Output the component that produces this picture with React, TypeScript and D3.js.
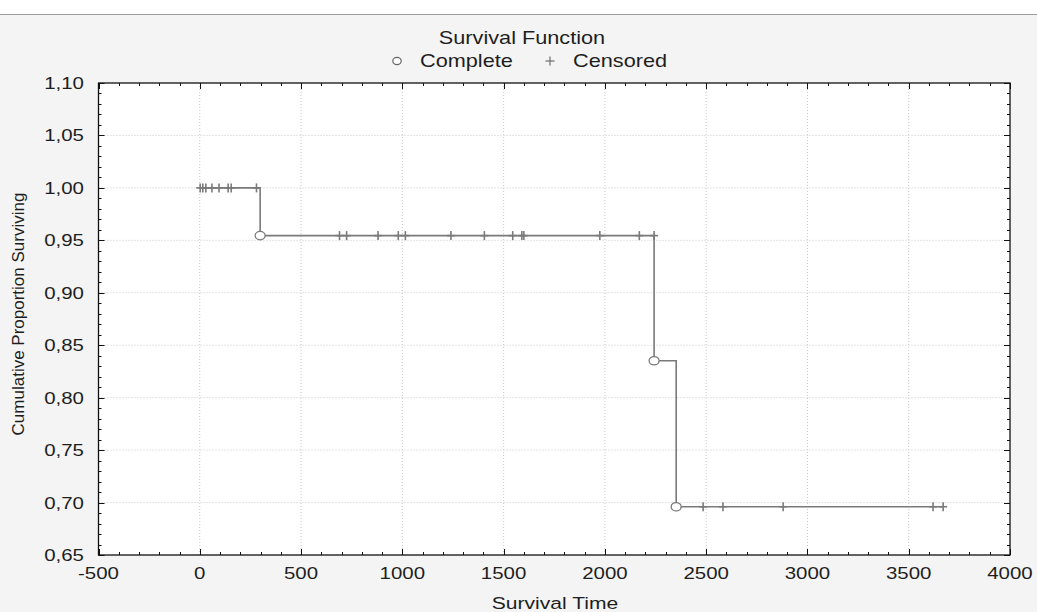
import React, { useEffect } from "react";
import * as d3 from "d3";

// ---- Data ----
const eventTimes = [298, 2243, 2352];
const eventSurvival = [0.9545, 0.8352, 0.696];
const censoredTimes = [
  2, 15, 30, 60, 95, 140, 155, 280, 690, 725, 880, 980, 1015, 1240, 1405, 1545,
  1590, 1600, 1975, 2170, 2243, 2485, 2583, 2880, 3620, 3670,
];
const xMajorTicks = [-500, 0, 500, 1000, 1500, 2000, 2500, 3000, 3500, 4000];
const yMajorTicks = [0.65, 0.7, 0.75, 0.8, 0.85, 0.9, 0.95, 1.0, 1.05, 1.1];
const titleText = "Survival Function";
const legendLabels = ["Complete", "Censored"];
const xTitle = "Survival Time";
const yTitle = "Cumulative Proportion Surviving";

const W = 1037;
const H = 612;
const FONT = "'Liberation Sans', Arial, sans-serif";
const SX = 1.24;
const LINE = "#7a7a7a";

const x = d3.scaleLinear().domain([-500, 4000]).range([98.5, 1010]);
const y = d3.scaleLinear().domain([0.65, 1.1]).range([555, 83]);

const locale = d3.formatLocale({ decimal: ",", thousands: "", grouping: [3], currency: ["", ""] });
const fmtY = locale.format(".2f");

function survBefore(t: number) {
  let s = 1;
  eventTimes.forEach((et, i) => {
    if (et < t) s = eventSurvival[i];
  });
  return s;
}

function SText(props: { x: number; y: number; anchor?: string; size?: number; sx?: number; children: any }) {
  const { x: tx, y: ty, anchor = "middle", size = 17, sx = SX, children } = props;
  return (
    <text
      transform={`translate(${tx},${ty}) scale(${sx},1)`}
      textAnchor={anchor as any}
      fontFamily={FONT}
      fontSize={size}
      fill="#1e1e1e"
    >
      {children}
    </text>
  );
}

export default function App() {
  useEffect(() => {
    document.body.style.margin = "0";
  }, []);

  const [x0, x1] = x.range();
  const [y0, y1] = y.range(); // y0 bottom, y1 top

  const xMinor = d3.range(-500, 4001, 100);
  const yMinor = d3.range(0, 46).map((i) => 0.65 + i * 0.01);

  // step path
  const startT = 0;
  const lastT = censoredTimes[censoredTimes.length - 1];
  const pts: [number, number][] = [[startT, 1]];
  let cur = 1;
  eventTimes.forEach((et, i) => {
    pts.push([et, cur]);
    cur = eventSurvival[i];
    pts.push([et, cur]);
  });
  pts.push([lastT, cur]);
  const lineGen = d3
    .line<[number, number]>()
    .x((d) => x(d[0]))
    .y((d) => y(d[1]));

  return (
    <svg width={W} height={H} style={{ display: "block" }}>
      <rect x={0} y={0} width={W} height={H} fill="#ffffff" />
      <rect x={0} y={14} width={W} height={H - 14} fill="#f4f4f4" />
      <line x1={0} x2={W} y1={14.5} y2={14.5} stroke="#9a9a9a" strokeWidth={1} />

      {/* Title & legend */}
      <SText x={522} y={44} size={17.5}>{titleText}</SText>
      <ellipse cx={397} cy={61} rx={4.2} ry={3.6} fill="#fff" stroke="#666" strokeWidth={1.2} />
      <SText x={420} y={67} anchor="start" size={17.5}>{legendLabels[0]}</SText>
      <g stroke="#777" strokeWidth={1.3}>
        <line x1={545.5} x2={554.5} y1={61} y2={61} />
        <line x1={550} x2={550} y1={56.5} y2={65.5} />
      </g>
      <SText x={573} y={67} anchor="start" size={17.5}>{legendLabels[1]}</SText>

      {/* Plot area */}
      <rect x={x0} y={y1} width={x1 - x0} height={y0 - y1} fill="#ffffff" />

      {/* Grid */}
      <g stroke="#c8c8c8" strokeWidth={1} strokeDasharray="1,2">
        {xMajorTicks.slice(1, -1).map((t) => (
          <line key={"gx" + t} x1={x(t)} x2={x(t)} y1={y1} y2={y0} />
        ))}
        {yMajorTicks.slice(1, -1).map((t) => (
          <line key={"gy" + t} x1={x0} x2={x1} y1={y(t)} y2={y(t)} />
        ))}
      </g>

      {/* Ticks */}
      <g stroke="#111" strokeWidth={1}>
        {xMinor.map((t) => {
          const major = Math.abs(t % 500) < 1e-6;
          const len = major ? 6 : 3;
          const px = Math.round(x(t)) + 0.5;
          return (
            <g key={"xt" + t}>
              <line x1={px} x2={px} y1={y0} y2={y0 - len} />
              <line x1={px} x2={px} y1={y1} y2={y1 + len} />
            </g>
          );
        })}
        {yMinor.map((t, i) => {
          const major = i % 5 === 0;
          const len = major ? 6 : 3;
          const py = Math.round(y(t)) + 0.5;
          return (
            <g key={"yt" + i}>
              <line x1={x0} x2={x0 + len} y1={py} y2={py} />
              <line x1={x1} x2={x1 - len} y1={py} y2={py} />
            </g>
          );
        })}
      </g>

      {/* Frame */}
      <rect x={x0} y={y1} width={x1 - x0} height={y0 - y1} fill="none" stroke="#111" strokeWidth={1.3} />

      {/* Tick labels */}
      {xMajorTicks.map((t) => (
        <SText key={"xl" + t} x={x(t)} y={579} size={16.5}>
          {String(t)}
        </SText>
      ))}
      {yMajorTicks.map((t) => (
        <SText key={"yl" + t} x={84} y={y(t) + 6} anchor="end" size={16.5}>
          {fmtY(t)}
        </SText>
      ))}

      {/* Axis titles */}
      <SText x={555} y={609}>{xTitle}</SText>
      <text
        transform={`translate(24,314) rotate(-90)`}
        textAnchor="middle"
        fontFamily={FONT}
        fontSize={17}
        fill="#1e1e1e"
      >
        {yTitle}
      </text>

      {/* Survival step line */}
      <path d={lineGen(pts) || ""} fill="none" stroke={LINE} strokeWidth={1.6} />

      {/* Censored markers */}
      <g stroke={LINE} strokeWidth={1.6}>
        {censoredTimes.map((t, i) => {
          const cx = x(t);
          const cy = y(survBefore(t));
          return (
            <g key={"c" + i}>
              <line x1={cx - 4} x2={cx + 4} y1={cy} y2={cy} />
              <line x1={cx} x2={cx} y1={cy - 4.5} y2={cy + 4.5} />
            </g>
          );
        })}
      </g>

      {/* Complete (event) markers */}
      {eventTimes.map((t, i) => (
        <ellipse
          key={"e" + i}
          cx={x(t)}
          cy={y(eventSurvival[i])}
          rx={5}
          ry={4.2}
          fill="#fff"
          stroke={LINE}
          strokeWidth={1.3}
        />
      ))}
    </svg>
  );
}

* **TASK TO COMPLETE**
Write out the lines from the start of the material to the line with "const y = d3.scaleLinear().domain([0.65, 1.1]).range([555, 83]);", inclusive and exactly. Skip the pictures.

* **THE ANSWER**
Output the component that produces this picture with React, TypeScript and D3.js.
import React, { useEffect } from "react";
import * as d3 from "d3";

// ---- Data ----
const eventTimes = [298, 2243, 2352];
const eventSurvival = [0.9545, 0.8352, 0.696];
const censoredTimes = [
  2, 15, 30, 60, 95, 140, 155, 280, 690, 725, 880, 980, 1015, 1240, 1405, 1545,
  1590, 1600, 1975, 2170, 2243, 2485, 2583, 2880, 3620, 3670,
];
const xMajorTicks = [-500, 0, 500, 1000, 1500, 2000, 2500, 3000, 3500, 4000];
const yMajorTicks = [0.65, 0.7, 0.75, 0.8, 0.85, 0.9, 0.95, 1.0, 1.05, 1.1];
const titleText = "Survival Function";
const legendLabels = ["Complete", "Censored"];
const xTitle = "Survival Time";
const yTitle = "Cumulative Proportion Surviving";

const W = 1037;
const H = 612;
const FONT = "'Liberation Sans', Arial, sans-serif";
const SX = 1.24;
const LINE = "#7a7a7a";

const x = d3.scaleLinear().domain([-500, 4000]).range([98.5, 1010]);
const y = d3.scaleLinear().domain([0.65, 1.1]).range([555, 83]);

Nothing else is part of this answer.